Spettacoli

Ti ho sposato per allegria, ma c'è poco da ridere

Francini, Salce e Maccarinelli al Teatro Verdi e un matrimonio nel quale si specchia una società poco incline al cambiamento

Chi si aspetta di ridere è rimasto deluso. Perché Ti ho sposato per allegria, sabato e domenica scorsi al Teatro Verdi di Pisa, è una commedia, ma che a tratti piomba in una malinconia che fa riflettere.

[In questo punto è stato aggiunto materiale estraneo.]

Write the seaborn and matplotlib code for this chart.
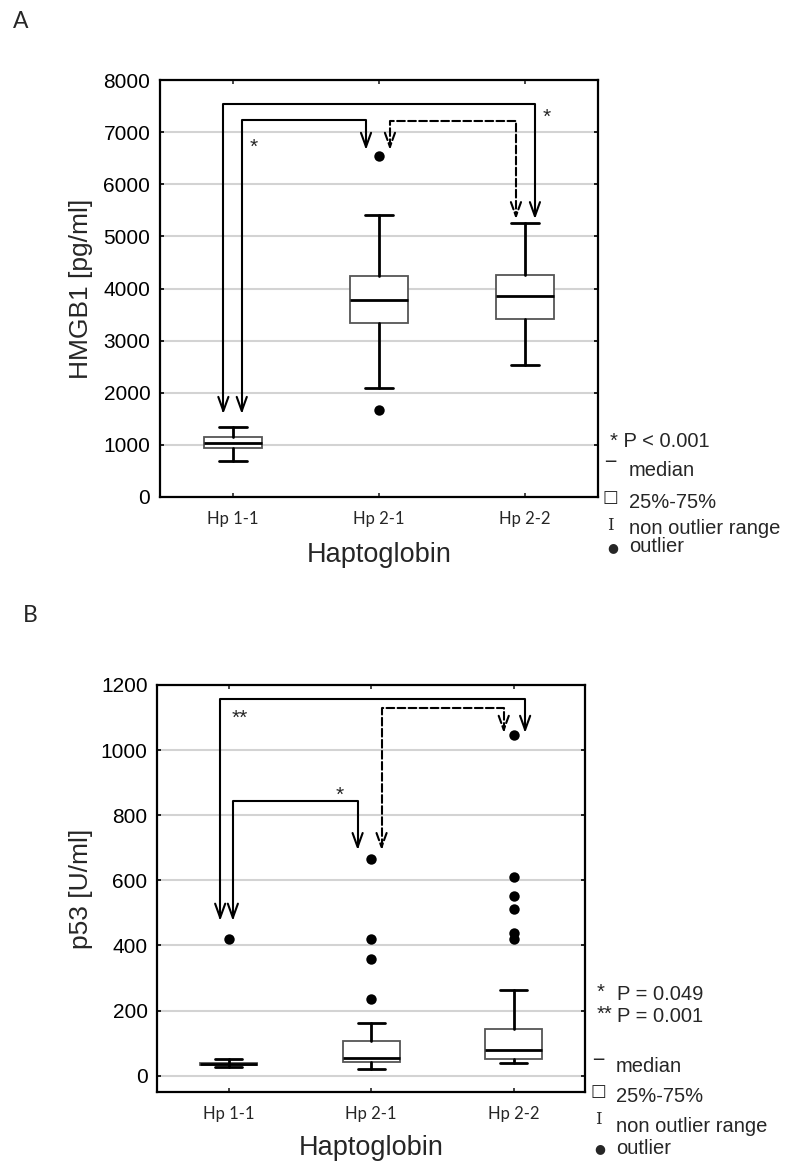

Scritta da Natalia Ginzburg nel 1964, prima del divorzio e quando la famiglia era una cosa un po' diversa, riesce a non sapere di vecchio o di lontano, specie quando va in scena in un grande teatro sì, ma di una provincia italiana.
Il quasi monologo del primo atto è in parte alleggerito da una Chiara Francini frizzante e sempre in movimento, contrapposta al mondo pacato e sobrio che rappresenta il marito interpretato da Emanuele Salce.
Con loro sul palco ci sono Anita Bartolucci, Giulia Weber e Valentina Virando. Scene di Paola Comencini, costumi di Sandra Cardini, musiche di Antonio Di Pofi, regia di Piero Maccarinelli.
Tutto si apre un po' alla volta, come le lenzuola del letto dove lo spettacolo inizia e finisce. Ingombrante quasi quanto quella mamma che arriva in scena solo al secondo atto e come le altre mamme, quelle che segnano i figli e le loro vite e che, in scena, non ci arrivano proprio, ma è come se ci fossero.

Due vite diverse formano una coppia che sembra male assortita e che alla fine si scopre essere più uguale che diversa. Ma questo, all'inizio, quando si sposano dopo appena un mese dal primo incontro, loro non possono saperlo. Come non lo sa lo spettatore, che guarda l'unione con gli stessi occhi scettici della mamma-suocera.

Il pregiudizio è il vero protagonista di una scena che invita al cambiamento e che il cambiamento lo celebra. Ma solo finché resta sul palco e non scende nella vita.